Relevância da Ética da Virtude nos Dias de Hoje
Embora Aristóteles tenha vivido há mais de dois mil anos, sua ética continua a ser uma influência significativa na filosofia moral contemporânea. Em um mundo em que as soluções rápidas e pragmáticas para os problemas éticos parecem dominar, a ética da virtude oferece uma alternativa profunda, focada no caráter e no desenvolvimento pessoal.
A busca pela virtude e pela eudaimonia ainda é um tema central nos debates sobre o que significa viver bem. A ética de Aristóteles nos desafia a refletir sobre nossas ações, a cultivar hábitos virtuosos e a buscar uma vida em harmonia com nossa natureza racional.

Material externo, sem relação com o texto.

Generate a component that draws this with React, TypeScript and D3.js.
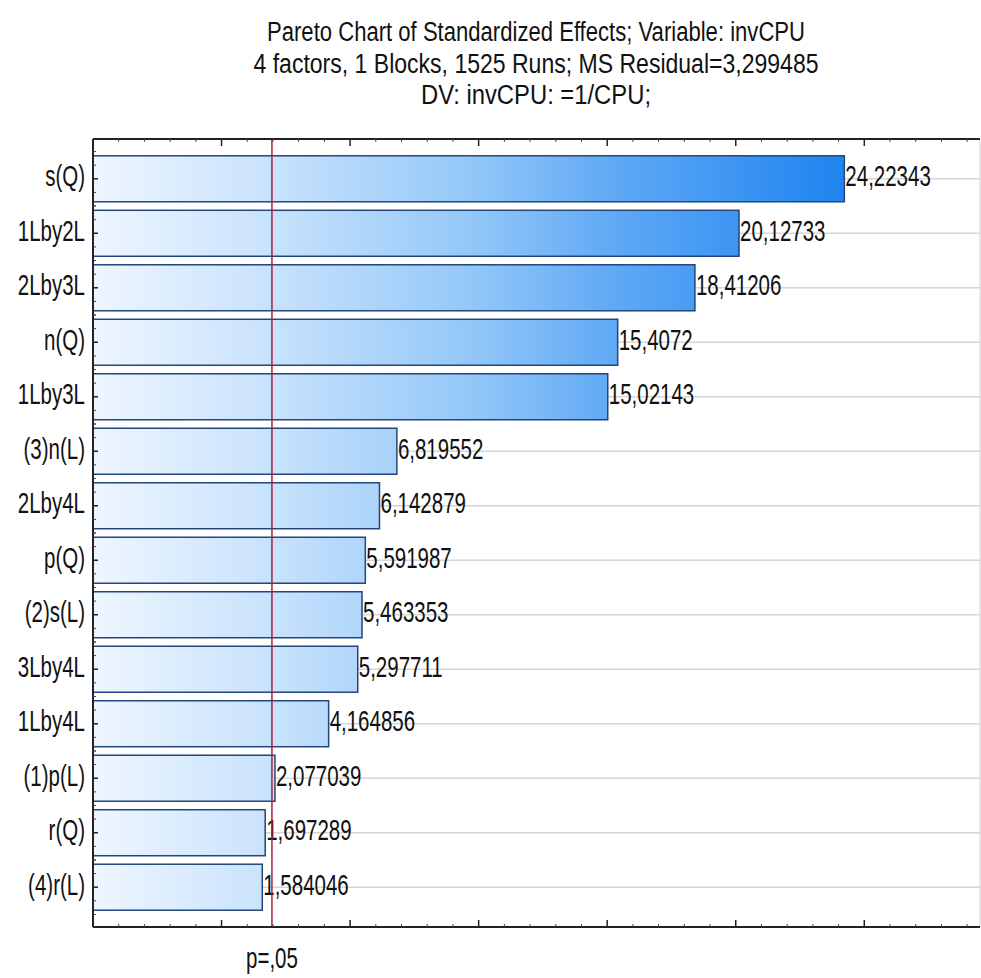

Ela também oferece uma crítica à visão utilitarista ou deontológica da moralidade, sugerindo que a moralidade não é apenas uma questão de maximizar os resultados positivos ou de seguir regras rígidas, mas de ser a pessoa certa, em busca da excelência humana.
No contexto moderno, a ética da virtude tem sido aplicada em diversas áreas, como na educação, na psicologia e na filosofia política. Em vez de se concentrar exclusivamente nas consequências ou nas regras, ela enfatiza o desenvolvimento do caráter, da sabedoria e do discernimento moral. Para Aristóteles, a verdadeira felicidade vem de viver uma vida em harmonia com as virtudes e com a razão, algo que continua a inspirar pessoas em sua busca por uma vida ética e realizada.
Conclusão
A ética da virtude de Aristóteles nos ensina que a moralidade não é apenas uma questão de seguir normas ou regras, mas de cultivar um caráter virtuoso que nos permita viver uma vida plena e satisfatória. Ao focar na prática das virtudes e no equilíbrio, Aristóteles oferece uma visão ética que é tanto prática quanto filosófica, levando-nos a refletir sobre o tipo de pessoa que queremos ser e sobre como nossas ações moldam o mundo em que vivemos.